What the exercise asks -> Show every line in the entries below where the word "code" appears.

::::::::

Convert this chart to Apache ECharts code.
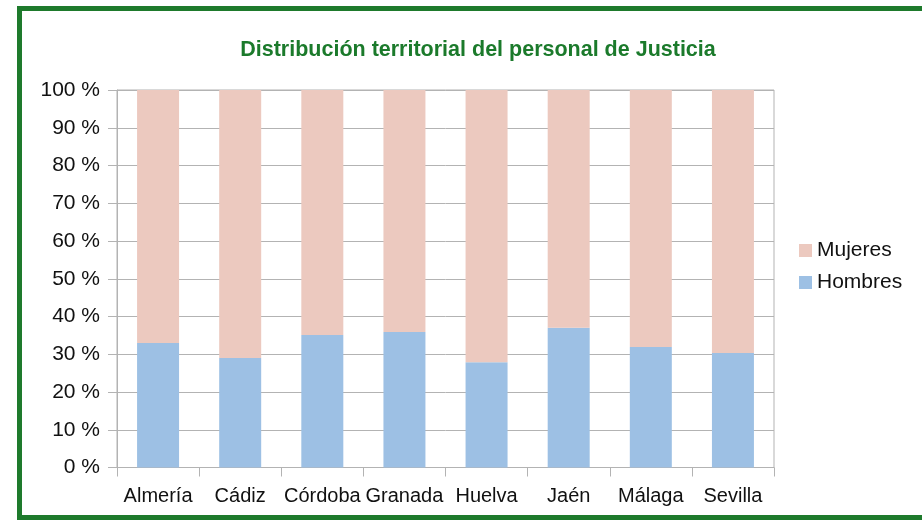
<!DOCTYPE html>
<html>
<head>
<meta charset="utf-8">
<script src="https://cdn.jsdelivr.net/npm/echarts@6/dist/echarts.min.js"></script>
<style>
html,body{margin:0;padding:0;background:#fff;}
#c{width:922px;height:520px;}
</style>
</head>
<body>
<div id="c"></div>
<script>
var categories = ['Almería','Cádiz','Córdoba','Granada','Huelva','Jaén','Málaga','Sevilla'];
var hombres = [33.0, 29.0, 35.1, 35.9, 27.9, 37.0, 31.9, 30.3];
var mujeres = [67.0, 71.0, 64.9, 64.1, 72.1, 63.0, 68.1, 69.7];
var yTicks = [0,10,20,30,40,50,60,70,80,90,100];

var chart = echarts.init(document.getElementById('c'), null, {renderer:'canvas'});
var font = 'Liberation Sans, Arial, sans-serif';
chart.setOption({
  animation:false,
  textStyle:{fontFamily:font},
  title:{
    text:'Distribución territorial del personal de Justicia',
    left:473, top:34, textAlign:'center',
    textStyle:{color:'#1b7a2b', fontSize:21.5, fontWeight:'bold', fontFamily:font}
  },
  graphic:[{
    type:'rect', silent:true, z:-1,
    shape:{x:19.5, y:8.5, width:1000, height:509},
    style:{fill:'none', stroke:'#1e7a2c', lineWidth:5}
  }],
  legend:{
    data:['Mujeres','Hombres'],
    orient:'vertical', left:799, top:240, padding:0,
    itemWidth:13, itemHeight:13, itemGap:11,
    icon:'rect',
    textStyle:{fontSize:21, color:'#111', fontFamily:font}
  },
  grid:{left:117, right:148, top:90, bottom:52.5, show:true, borderColor:'#b3b3b3', borderWidth:1},
  xAxis:{
    type:'category', data:categories,
    axisLine:{lineStyle:{color:'#b3b3b3', width:1}},
    axisTick:{show:true, length:9, lineStyle:{color:'#b3b3b3'}},
    axisLabel:{color:'#111', fontSize:20, margin:19, fontFamily:font, interval:0}
  },
  yAxis:{
    type:'value', min:0, max:100, interval:10,
    axisLine:{show:true, lineStyle:{color:'#b3b3b3'}},
    axisTick:{show:true, length:9, lineStyle:{color:'#b3b3b3'}},
    splitLine:{lineStyle:{color:'#b3b3b3'}},
    axisLabel:{color:'#111', fontSize:21, margin:17, fontFamily:font, formatter:'{value} %'}
  },
  series:[
    {name:'Hombres', type:'bar', stack:'a', data:hombres, barWidth:42, itemStyle:{color:'#9dc0e4'}},
    {name:'Mujeres', type:'bar', stack:'a', data:mujeres, barWidth:42, itemStyle:{color:'#ecc9bf'}}
  ]
});
</script>
</body>
</html>
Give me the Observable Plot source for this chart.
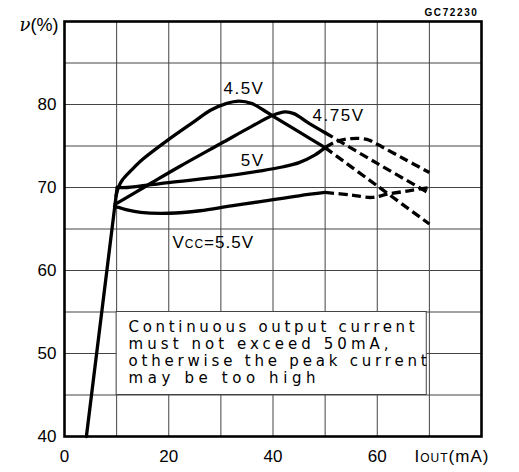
<!DOCTYPE html>
<html><head><meta charset="utf-8">
<script src="https://cdn.jsdelivr.net/npm/d3@7"></script>
<script src="https://cdn.jsdelivr.net/npm/@observablehq/plot@0.6"></script>
<style>
body{margin:0;background:#fff;}
#chart svg{display:block;}
</style>
</head><body><div id="chart"></div>
<script>
// Axis ticks and grid
const xTicks = [0, 20, 40, 60];
const yTicks = [40, 50, 60, 70, 80];
const xGrid = [10, 20, 30, 40, 50, 60, 70];
const yGrid = [45, 50, 55, 60, 65, 70, 75, 80, 85];

// Common rising trunk (IOUT mA, efficiency %)
const trunk = [[4.2, 40], [9.7, 68.0], [10.1, 70.0]];

// Vcc = 4.5 V
const v45Solid = [[9.9, 69.0], [10.4, 70.1], [11.1, 70.9], [12.7, 72.0], [15, 73.4], [20, 75.8], [25, 78.0], [28, 79.3], [31, 80.1], [33.5, 80.4], [36, 80.1], [38, 79.4], [40, 78.6], [45, 76.7], [50, 74.8]];
const v45Dashed = [[50, 74.8], [60, 70.2], [70, 65.6]];
// Vcc = 4.75 V
const v475Solid = [[9.7, 68.0], [10.3, 68.2], [16, 70.3], [22, 72.5], [30, 75.3], [36, 77.4], [40, 78.7], [42.3, 79.1], [44, 78.9], [47, 77.7], [50, 76.6]];
const v475Dashed = [[50, 76.6], [60, 72.9], [70, 69.3]];
// Vcc = 5 V
const v5Solid = [[10.1, 70.0], [12, 70.0], [20, 70.6], [30, 71.3], [37.6, 72.0], [42, 72.5], [45, 73.0], [48, 73.9], [50, 74.8]];
const v5Dashed = [[50, 74.8], [52, 75.5], [55, 75.9], [58, 75.8], [60, 75.2], [65, 73.5], [70, 71.8]];
// Vcc = 5.5 V
const v55Solid = [[9.6, 67.7], [10.4, 67.6], [12, 67.3], [14.6, 67.0], [20, 66.9], [26, 67.2], [32, 67.8], [37.6, 68.3], [45, 69.0], [50, 69.4]];
const v55Dashed = [[50, 69.4], [55, 69.1], [59, 68.8], [62, 69.2], [66, 69.6], [70, 70.0]];

const noteLines = ["Continuous output current", "must not exceed 50mA,", "otherwise the peak current", "may be too high"];
const noteWidths = [286, 260, 298, 187];

const LW = 3.3;
const solid = (data, extra = {}) => Plot.line(data, {x: d => d[0], y: d => d[1], stroke: "#000", strokeWidth: LW, curve: "catmull-rom", strokeLinejoin: "round", ...extra});
const dashed = (data) => Plot.line(data, {x: d => d[0], y: d => d[1], stroke: "#000", strokeWidth: LW, curve: "catmull-rom", strokeDasharray: "9,4.5", strokeLinecap: "butt"});

const chart = Plot.plot({
  width: 519, height: 472,
  marginLeft: 64, marginRight: 38, marginTop: 21, marginBottom: 36,
  x: {domain: [0, 80]},
  y: {domain: [40, 90]},
  style: {fontFamily: "'Liberation Sans', Arial, sans-serif", fontSize: "17px", background: "#fff", color: "#000"},
  marks: [
    Plot.gridX(xGrid, {stroke: "#444", strokeOpacity: 1, strokeWidth: 1}),
    Plot.gridY(yGrid, {stroke: "#444", strokeOpacity: 1, strokeWidth: 1}),
    Plot.rect([0], {x1: 10, x2: 69.5, y1: 45, y2: 55, fill: "#fff", stroke: "#444", strokeWidth: 1}),
    Plot.text([noteLines.join("\n")], {x: 12.3, y: 55, text: d => d, textAnchor: "start", lineAnchor: "top", lineHeight: 1.13, dy: 8, fontSize: 15, fontFamily: "'DejaVu Sans', sans-serif"}),
    solid(trunk, {curve: "linear"}),
    solid(v45Solid), dashed(v45Dashed),
    solid(v475Solid), dashed(v475Dashed),
    solid(v5Solid), dashed(v5Dashed),
    solid(v55Solid), dashed(v55Dashed),
    Plot.frame({stroke: "#000", strokeWidth: 2.6}),
    Plot.axisX(xTicks, {tickSize: 0, tickPadding: 13, fontSize: 17, label: null}),
    Plot.axisY(yTicks, {tickSize: 0, tickPadding: 8, fontSize: 17, label: null}),
    Plot.text(["4.5V"], {x: 30.5, y: 81.9, text: d => d, textAnchor: "start", fontSize: 17}),
    Plot.text(["4.75V"], {x: 47.6, y: 78.7, text: d => d, textAnchor: "start", fontSize: 17}),
    Plot.text(["5V"], {x: 33.8, y: 73.25, text: d => d, textAnchor: "start", fontSize: 17}),
    Plot.text(["VCC=5.5V"], {x: 20.7, y: 63.4, text: d => d, textAnchor: "start", fontSize: 17}),
    Plot.text(["ν(%)"], {x: 0, y: 90, text: d => d, textAnchor: "end", dx: -6, dy: 4, fontSize: 18}),
    Plot.text(["GC72230"], {x: 80, y: 90, text: d => d, textAnchor: "end", dx: -3, dy: -9, fontSize: 10, fontWeight: "bold"}),
    Plot.text(["IOUT(mA)"], {x: 80, y: 40, text: d => d, textAnchor: "start", dx: -67, dy: 20, fontSize: 17})
  ]
});
document.getElementById("chart").appendChild(chart);

// Typographic refinements: subscripts, letter spacing, stretched note lines
const root = d3.select(chart);
root.selectAll("text").each(function () {
  const t = this.textContent;
  const s = d3.select(this);
  if (t === "VCC=5.5V") {
    s.text(null).attr("letter-spacing", 1);
    s.append("tspan").text("V");
    s.append("tspan").attr("font-size", 12).text("CC");
    s.append("tspan").text("=5.5V");
  } else if (t === "IOUT(mA)") {
    s.text(null).attr("letter-spacing", 1);
    s.append("tspan").text("I");
    s.append("tspan").attr("font-size", 12).text("OUT");
    s.append("tspan").text("(mA)");
  } else if (t === "ν(%)") {
    s.text(null);
    s.append("tspan").attr("font-style", "italic").attr("font-family", "'DejaVu Serif', serif").text("ν");
    s.append("tspan").text("(%)");
  } else if (t === "4.5V" || t === "4.75V" || t === "5V") {
    s.attr("letter-spacing", 1.5);
  } else if (t === "GC72230") {
    s.attr("letter-spacing", 1.6);
  }
});
root.selectAll("tspan").each(function () {
  const i = noteLines.indexOf(this.textContent);
  if (i >= 0) d3.select(this).attr("textLength", noteWidths[i]).attr("lengthAdjust", "spacing");
});
</script>
</body></html>
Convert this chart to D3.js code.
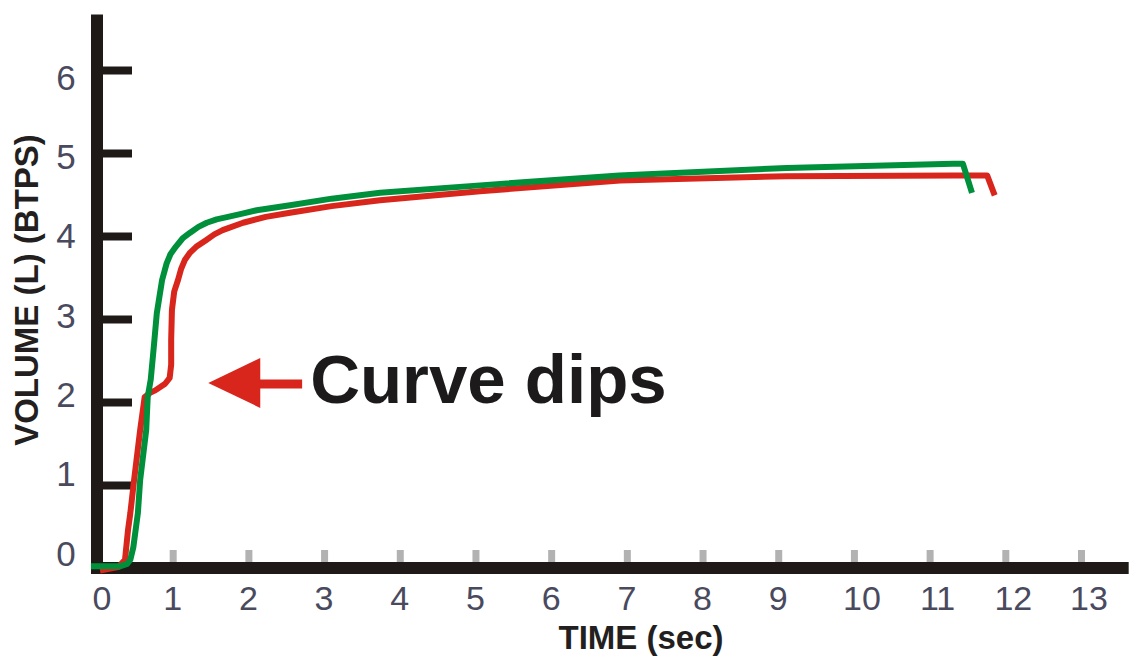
<!DOCTYPE html>
<html>
<head>
<meta charset="utf-8">
<script src="https://cdn.jsdelivr.net/npm/d3@7"></script>
<style>
  html, body { margin: 0; padding: 0; background: #fff; }
  svg { display: block; }
  text { font-family: "Liberation Sans", Arial, sans-serif; }
</style>
</head>
<body>
<svg id="chart" width="1129" height="657"></svg>
<script>
// spirometry volume-time curves: normal (green) vs. one with a dip (red)

const xTicks = [0, 1, 2, 3, 4, 5, 6, 7, 8, 9, 10, 11, 12, 13];
const yTicks = [0, 1, 2, 3, 4, 5, 6];

// green trace (seconds, litres)
const greenTime = [-0.08, 0.30, 0.40, 0.44, 0.48, 0.54, 0.57, 0.65, 0.67, 0.71, 0.75, 0.79, 0.86, 0.92, 0.97, 1.04, 1.13, 1.23, 1.34, 1.45, 1.58, 1.73, 1.92, 2.11, 2.55, 3.10, 3.74, 5.06, 6.90, 9.11, 11.31, 11.44, 11.56];
const greenVol  = [0.02, 0.02, 0.05, 0.10, 0.25, 0.66, 1.06, 1.66, 2.06, 2.27, 2.66, 3.07, 3.47, 3.67, 3.78, 3.87, 3.97, 4.04, 4.11, 4.16, 4.20, 4.23, 4.27, 4.31, 4.37, 4.45, 4.52, 4.61, 4.73, 4.82, 4.87, 4.87, 4.52];

// red trace, the one that dips
const redTime = [0.04, 0.28, 0.37, 0.41, 0.44, 0.49, 0.57, 0.63, 0.70, 0.77, 0.90, 0.96, 0.98, 0.98, 0.99, 1.02, 1.07, 1.11, 1.16, 1.23, 1.31, 1.44, 1.55, 1.66, 1.93, 2.23, 2.55, 3.10, 3.74, 5.06, 6.91, 9.11, 11.31, 11.76, 11.86];
const redVol  = [-0.03, 0.01, 0.10, 0.46, 0.66, 1.06, 1.66, 2.06, 2.11, 2.14, 2.22, 2.29, 2.45, 2.75, 3.11, 3.33, 3.47, 3.60, 3.71, 3.80, 3.87, 3.95, 4.02, 4.07, 4.16, 4.23, 4.28, 4.36, 4.43, 4.54, 4.67, 4.72, 4.73, 4.73, 4.49];

// annotation arrow, in data units
const arrowTip = [1.47, 2.23];
const arrowTailX = 2.71;
const noteText = "Curve dips";

const axisColor = "#1f1a17";
const greenColor = "#00903c";
const redColor = "#d8261c";
const labelColor = "#4a4a5e";

const svg = d3.select("#chart");

// SCALES
const x = d3.scaleLinear().domain([0, 13]).range([97, 1081]);
const y = d3.scaleLinear().domain([0, 6]).range([568, 70]);
// tick numbers sit a bit off the ticks in the original
const yLab = d3.scaleLinear().domain([0, 6]).range([553, 77]);

// AXES
// x ticks (small grey marks above the axis)
svg.append("g")
    .attr("class", "x axis")
    .attr("transform", `translate(0,${y(0) - 6})`)
    .call(d3.axisTop(x).tickValues(xTicks.slice(1)).tickSize(12).tickFormat(""))
    .call(g => g.select(".domain").remove())
    .selectAll(".tick line")
    .attr("stroke", "#b2b2b2")
    .attr("stroke-width", 7);

// y ticks (heavy black)
svg.append("g")
    .attr("class", "y axis")
    .attr("transform", `translate(103,0)`)
    .call(d3.axisRight(y).tickValues(yTicks.slice(1)).tickSize(29).tickFormat(""))
    .call(g => g.select(".domain").remove())
    .selectAll(".tick line")
    .attr("stroke", axisColor)
    .attr("stroke-width", 8);

// axis bars
svg.append("line")
    .attr("x1", x(0)).attr("x2", x(0))
    .attr("y1", y(0) + 6).attr("y2", y(6.67))
    .attr("stroke", axisColor).attr("stroke-width", 12);

svg.append("line")
    .attr("x1", x(0) - 6).attr("x2", x(13.63))
    .attr("y1", y(0)).attr("y2", y(0))
    .attr("stroke", axisColor).attr("stroke-width", 12);

// tick labels
svg.selectAll(".xlab")
    .data(xTicks)
    .join("text")
    .attr("class", "xlab")
    .attr("x", d => x(d) + (d >= 10 ? 8 : d === 0 ? 5 : 0))
    .attr("y", 610)
    .attr("text-anchor", "middle")
    .attr("font-size", 34)
    .attr("fill", labelColor)
    .text(d => d);

svg.selectAll(".ylab")
    .data(yTicks)
    .join("text")
    .attr("class", "ylab")
    .attr("x", 66)
    .attr("y", d => yLab(d))
    .attr("dy", "0.36em")
    .attr("text-anchor", "middle")
    .attr("font-size", 35)
    .attr("fill", labelColor)
    .text(d => d);

// axis titles
svg.append("text")
    .attr("x", 641)
    .attr("y", 649)
    .attr("text-anchor", "middle")
    .attr("font-size", 33)
    .attr("font-weight", "bold")
    .attr("fill", "#231f20")
    .text("TIME (sec)");

svg.append("text")
    .attr("transform", "translate(38,290) rotate(-90)")
    .attr("text-anchor", "middle")
    .attr("font-size", 33)
    .attr("font-weight", "bold")
    .attr("fill", "#231f20")
    .text("VOLUME (L) (BTPS)");

// CURVES
const line = d3.line()
    .x(d => x(d[0]))
    .y(d => y(d[1]))
    .curve(d3.curveLinear);

const redData = redTime.map((t, i) => [t, redVol[i]]);
const greenData = greenTime.map((t, i) => [t, greenVol[i]]);

svg.append("path")
    .datum(redData)
    .attr("d", line)
    .attr("fill", "none")
    .attr("stroke", redColor)
    .attr("stroke-width", 6)
    .attr("stroke-linejoin", "round");

svg.append("path")
    .datum(greenData)
    .attr("d", line)
    .attr("fill", "none")
    .attr("stroke", greenColor)
    .attr("stroke-width", 6)
    .attr("stroke-linejoin", "round");

// ANNOTATION
const tipX = x(arrowTip[0]), tipY = y(arrowTip[1]);
const headLen = 52, headHalf = 25;

svg.append("line")
    .attr("x1", tipX + headLen - 2).attr("x2", x(arrowTailX))
    .attr("y1", tipY + 1).attr("y2", tipY + 1)
    .attr("stroke", redColor).attr("stroke-width", 9);

svg.append("path")
    .attr("d", `M${tipX},${tipY} L${tipX + headLen},${tipY - headHalf} L${tipX + headLen},${tipY + headHalf} Z`)
    .attr("fill", redColor);

svg.append("text")
    .attr("x", x(arrowTailX) + 8)
    .attr("y", tipY + 20)
    .attr("font-size", 69)
    .attr("font-weight", "bold")
    .attr("fill", "#1c1a1a")
    .text(noteText);
</script>
</body>
</html>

::::::::

Exercise response ->
Convert this chart to Apache ECharts code.
Convert this chart to D3.js code.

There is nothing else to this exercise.